Full-Scale Cyclic Rotation and Shear-Load Testing of Double Web with Top and Seat Angle Beam-Column Connections

Abstract

Partially restrained beam-column connections such as bolted double web with top and seat angle connections can be used in the gravity load system of steel buildings to develop secondary moment frame action and enhance seismic collapse prevention. To assess the gravity beam-column connection role in lateral reserve capacity, a comprehensive test program was conducted at Ecole Polytechnique Montreal to characterize the nonlinear hysteretic behavior of bolted angle connections subjected to simultaneous gravity shear and rotational demand from the moment frame action. Fifteen full-scale beam-column subassemblages of four different geometries were tested to characterize their deformation pattern and failure modes.
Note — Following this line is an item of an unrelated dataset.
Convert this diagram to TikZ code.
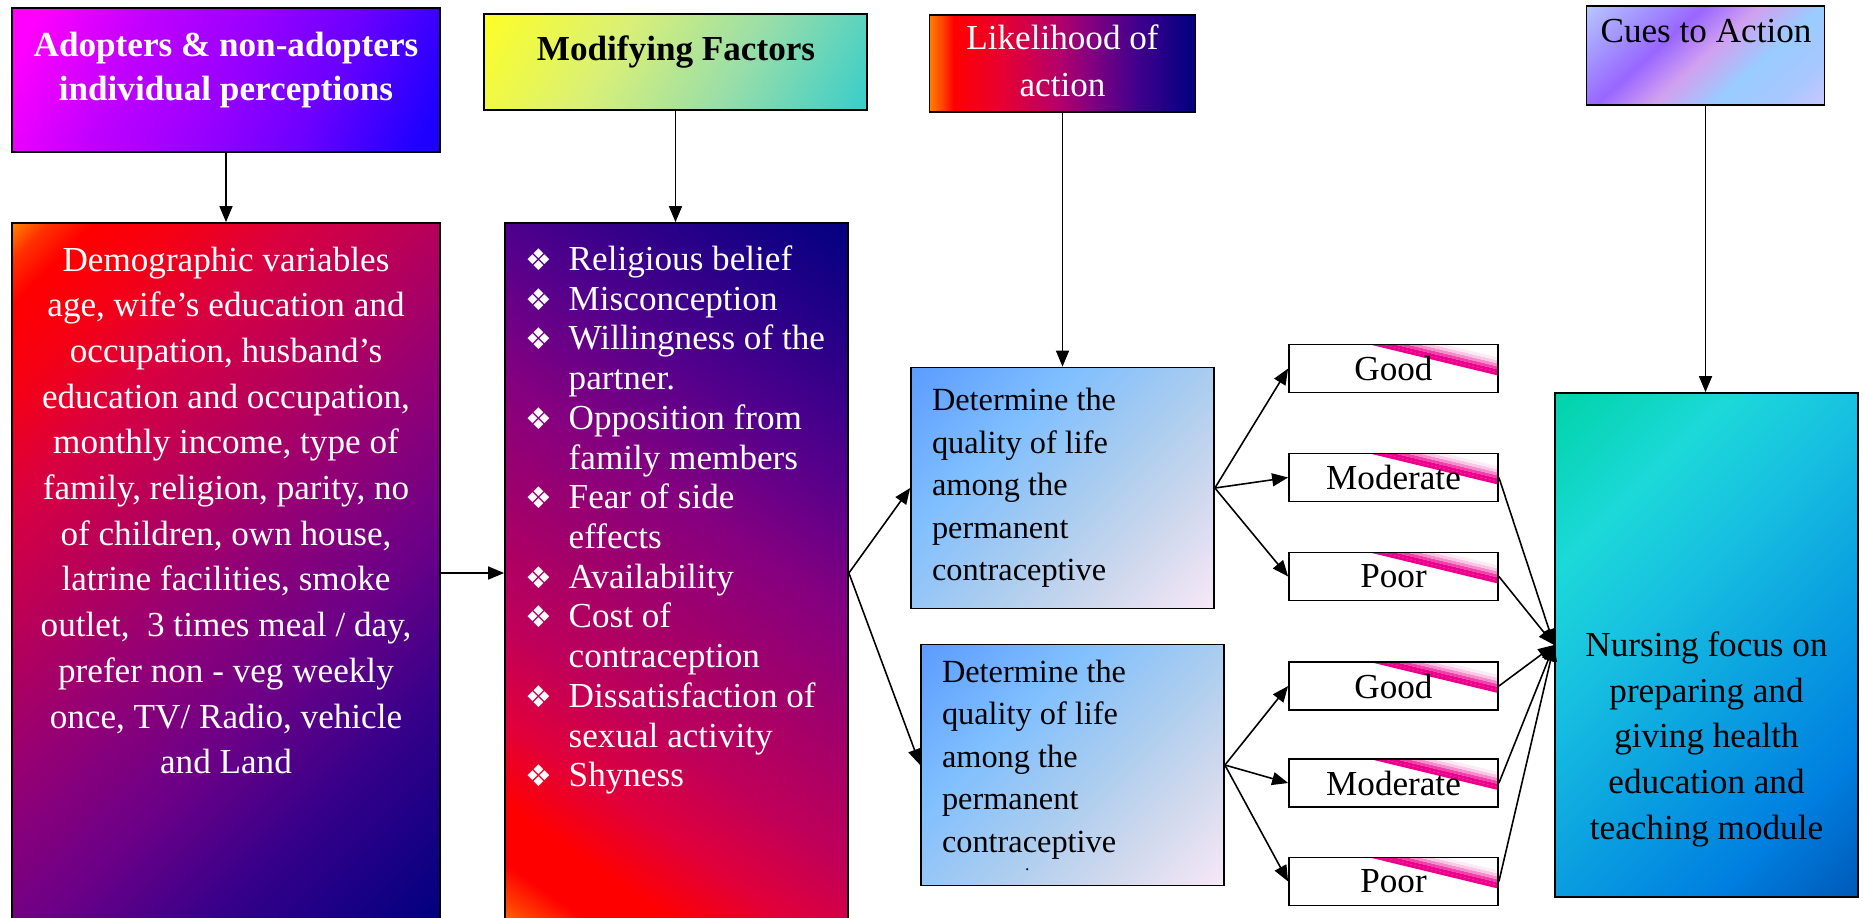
\documentclass[tikz,border=0pt]{standalone}
\usepackage{fontspec}
\setmainfont{Liberation Serif}
\newfontfamily\symfont{DejaVu Sans}
\usepackage{xcolor}
\usepackage{tikz}
\usetikzlibrary{arrows.meta}

\newcommand{\facbul}{\makebox[0.43cm][l]{\symfont\fontsize{8.5}{8}\selectfont ❖}}
\newcommand{\facind}{\hspace*{0.43cm}}

% shadings: the box is mapped onto the middle 50bp of each 100bp shading
\pgfdeclarehorizontalshading{firefill}{100bp}{rgb(0bp)=(1,0.5,0); rgb(14.6bp)=(1,0.5,0); rgb(16.8bp)=(1,0.19,0); rgb(19.6bp)=(1,0,0); rgb(25.3bp)=(0.96,0,0.08); rgb(32.3bp)=(0.85,0,0.25); rgb(40.8bp)=(0.72,0,0.35); rgb(50bp)=(0.58,0,0.46); rgb(60.6bp)=(0.42,0,0.53); rgb(71.2bp)=(0.21,0,0.54); rgb(85.4bp)=(0,0,0.5); rgb(100bp)=(0,0,0.5)}
\pgfdeclarehorizontalshading{facfill}{100bp}{rgb(0bp)=(1,0.5,0); rgb(14.6bp)=(1,0.5,0); rgb(16.8bp)=(1,0.25,0); rgb(19.6bp)=(1,0,0); rgb(23.8bp)=(1,0,0); rgb(30.2bp)=(0.88,0,0.23); rgb(37.3bp)=(0.75,0,0.35); rgb(46.5bp)=(0.63,0,0.42); rgb(55.7bp)=(0.52,0,0.5); rgb(65.6bp)=(0.33,0,0.55); rgb(76.9bp)=(0.13,0,0.53); rgb(85.4bp)=(0,0,0.5); rgb(100bp)=(0,0,0.5)}
\pgfdeclarehorizontalshading{likefill}{100bp}{rgb(0bp)=(1,0.5,0); rgb(25bp)=(1,0.5,0); rgb(27.5bp)=(1,0.25,0); rgb(29.5bp)=(1,0,0); rgb(39bp)=(0.9,0,0.2); rgb(48.5bp)=(0.72,0,0.4); rgb(55bp)=(0.52,0,0.5); rgb(64bp)=(0.25,0,0.55); rgb(75bp)=(0,0,0.5); rgb(100bp)=(0,0,0.5)}
\pgfdeclarehorizontalshading{adopfill}{100bp}{rgb(0bp)=(1,0,1); rgb(20.3bp)=(1,0,1); rgb(35.9bp)=(0.75,0,1); rgb(50bp)=(0.6,0,1); rgb(64.1bp)=(0.42,0,1); rgb(79.7bp)=(0.12,0,1); rgb(100bp)=(0.08,0,1)}
\pgfdeclarehorizontalshading{modffill}{100bp}{rgb(0bp)=(1,1,0.13); rgb(14.6bp)=(1,1,0.13); rgb(39.4bp)=(0.85,0.94,0.47); rgb(60.6bp)=(0.60,0.87,0.66); rgb(85.4bp)=(0.2,0.8,0.8); rgb(100bp)=(0.2,0.8,0.8)}
\pgfdeclarehorizontalshading{cuesfill}{100bp}{rgb(0bp)=(0.72,0.78,1); rgb(14.6bp)=(0.72,0.78,1); rgb(27.4bp)=(0.64,0.58,1); rgb(38.7bp)=(0.6,0.4,1); rgb(50bp)=(0.82,0.63,0.94); rgb(62.7bp)=(0.6,0.8,1); rgb(75.5bp)=(0.66,0.78,1); rgb(85.4bp)=(0.8,0.78,1); rgb(100bp)=(0.8,0.78,1)}
\pgfdeclarehorizontalshading{detfill}{100bp}{rgb(0bp)=(0.36,0.61,1); rgb(14.6bp)=(0.36,0.61,1); rgb(35.9bp)=(0.5,0.75,1); rgb(53.5bp)=(0.66,0.8,0.94); rgb(69.8bp)=(0.82,0.85,0.93); rgb(85.4bp)=(0.97,0.91,0.97); rgb(100bp)=(0.97,0.91,0.97)}
\pgfdeclarehorizontalshading{nursfill}{100bp}{rgb(0bp)=(0,0.83,0.66); rgb(14.6bp)=(0,0.83,0.66); rgb(30.2bp)=(0.11,0.85,0.85); rgb(42.9bp)=(0.09,0.75,0.88); rgb(60.6bp)=(0.03,0.6,0.88); rgb(72.6bp)=(0,0.5,0.88); rgb(85.4bp)=(0,0.35,0.72); rgb(100bp)=(0,0.35,0.72)}

\begin{document}
\begin{tikzpicture}
[box/.style={rectangle,draw=black,line width=0.5pt,inner sep=0pt},
hdra/.style={box,shade,shading=adopfill,shading angle=-25,minimum width=4.28cm,minimum height=1.44cm},
hdrm/.style={box,shade,shading=modffill,shading angle=-30,minimum width=3.83cm,minimum height=0.96cm},
hdrl/.style={box,shade,shading=likefill,minimum width=2.66cm,minimum height=0.97cm},
hdrc/.style={box,shade,shading=cuesfill,shading angle=-48,minimum width=2.38cm,minimum height=0.99cm},
demb/.style={box,shade,shading=firefill,shading angle=-45,minimum width=4.28cm,minimum height=7cm},
facb/.style={box,shade,shading=facfill,shading angle=55,minimum width=3.43cm,minimum height=7cm},
detb/.style={box,shade,shading=detfill,shading angle=-45,minimum width=3.03cm,minimum height=2.41cm,text width=2.61cm,inner xsep=0.21cm,align=flush left,font=\fontsize{9.2}{12.1}\selectfont},
ratb/.style={box,fill=white,minimum width=2.09cm,minimum height=0.48cm,font=\fontsize{10}{12}\selectfont,
  path picture={\foreach \yo/\tint in {0.068/100,0.098/100,0.128/75,0.158/45,0.188/22,0.218/8}
    \draw [line width=0.3mm,magenta!\tint] (path picture bounding box.north east) ++(-1.5,\yo) -- ++(1.7,-0.411);}},
nurb/.style={box,shade,shading=nursfill,shading angle=-45,minimum width=3.03cm,minimum height=5.04cm},
wtxt/.style={text=white,align=center,inner sep=0pt,font=\fontsize{10}{13}\selectfont},
btxt/.style={text=black,align=center,inner sep=0pt,font=\fontsize{10}{13}\selectfont},
conn/.style={-{Triangle[length=1.6mm,width=1.3mm]},line width=0.45pt}]

\useasboundingbox (0,0) rectangle (18.63,-9.17);

% headings
\node at (2.26,-0.80)    [hdra] (adop) {};
\node at (6.755,-0.62)   [hdrm] (mfac) {};
\node at (10.625,-0.635) [hdrl] (lkhd) {};
\node at (17.055,-0.555) [hdrc] (cta)  {};
\node at (2.26,-0.31)  [wtxt,anchor=north,font=\bfseries\fontsize{10}{12.5}\selectfont] (adopt) {Adopters \& non-adopters\\individual perceptions};
\node at (6.76,-0.35)  [btxt,anchor=north,font=\bfseries\fontsize{10}{13}\selectfont] (mfact) {Modifying Factors};
\node at (10.625,-0.24) [wtxt,anchor=north,font=\fontsize{10}{13.3}\selectfont] (lkhdt) {Likelihood of\\action};
\node at (17.06,-0.19) [btxt,anchor=north] (ctat) {Cues to Action};

% main boxes
\node at (2.26,-5.73)  [demb] (dem) {};
\node at (6.765,-5.73) [facb] (fac) {};
\node at (2.26,-2.46)  [wtxt,anchor=north] (demt) {Demographic variables\\age, wife’s education and\\occupation, husband’s\\education and occupation,\\monthly income, type of\\family, religion, parity, no\\of children, own house,\\latrine facilities, smoke\\outlet,~ 3 times meal / day,\\prefer non - veg weekly\\once, TV/ Radio, vehicle\\and Land};
\node at (5.25,-2.45)  [wtxt,anchor=north west,align=left,font=\fontsize{10}{11.3}\selectfont] (fact) {\facbul Religious belief\\\facbul Misconception\\\facbul Willingness of the\\\facind partner.\\\facbul Opposition from\\\facind family members\\\facbul Fear of side\\\facind effects\\\facbul Availability\\\facbul Cost of\\\facind contraception\\\facbul Dissatisfaction of\\\facind sexual activity\\\facbul Shyness};

\node at (10.625,-4.88) [detb] (q1) {Determine the\\quality of life\\among the\\permanent\\contraceptive};
\node at (10.725,-7.65) [detb] (q2) {Determine the\\quality of life\\among the\\permanent\\contraceptive\\[-7pt]\hspace*{0.83cm}{\tiny .}};

\node at (13.935,-3.685) [ratb] (g1) {Good};
\node at (13.935,-4.775) [ratb] (m1) {Moderate};
\node at (13.935,-5.765) [ratb] (p1) {Poor};
\node at (13.935,-6.86)  [ratb] (g2) {Good};
\node at (13.935,-7.83)  [ratb] (m2) {Moderate};
\node at (13.935,-8.815) [ratb] (p2) {Poor};

\node at (17.065,-6.45) [nurb] (nf) {};
\node at (17.065,-6.31) [btxt,anchor=north] (nft) {Nursing focus on\\preparing and\\giving health\\education and\\teaching module};

% connectors
\draw [conn] (adop.south) -- (dem.north);
\draw [conn] (mfac.south) -- (mfac.south |- fac.north);
\draw [conn] (lkhd.south) -- (q1.north);
\draw [conn] (cta.south) -- (cta.south |- nf.north);
\draw [conn] (dem.east) -- (fac.west);
\draw [conn] (fac.east) -- (q1.west);
\draw [conn] (fac.east) -- (q2.west);
\draw [conn] (q1.east) -- (g1.west);
\draw [conn] (q1.east) -- (m1.west);
\draw [conn] (q1.east) -- (p1.west);
\draw [conn] (q2.east) -- (g2.west);
\draw [conn] (q2.east) -- (m2.west);
\draw [conn] (q2.east) -- (p2.west);
\draw [conn] (m1.east) -- (nf.west);
\draw [conn] (p1.east) -- (nf.west);
\draw [conn] (g2.east) -- (nf.west);
\draw [conn] (m2.east) -- (nf.west);
\draw [conn] (p2.east) -- (nf.west);
\end{tikzpicture}
\end{document}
The influence of the following critical parameters on the connection hysteretic behavior was investigated: the top and seat angle geometrical parameters, the beam and column sections, the gravity shear load, and the loading history. The envelope curve of each test was mathematically characterized to numerically reproduce the connection behavior. The tested connections exhibited large ductility and significant moment capacity, which translated into a substantial energy dissipation capacity. The use of bolted angles for gravity framing connections could thus be beneficial by enhancing the reserve capacity and providing lateral resistance to mitigate seismic building collapse.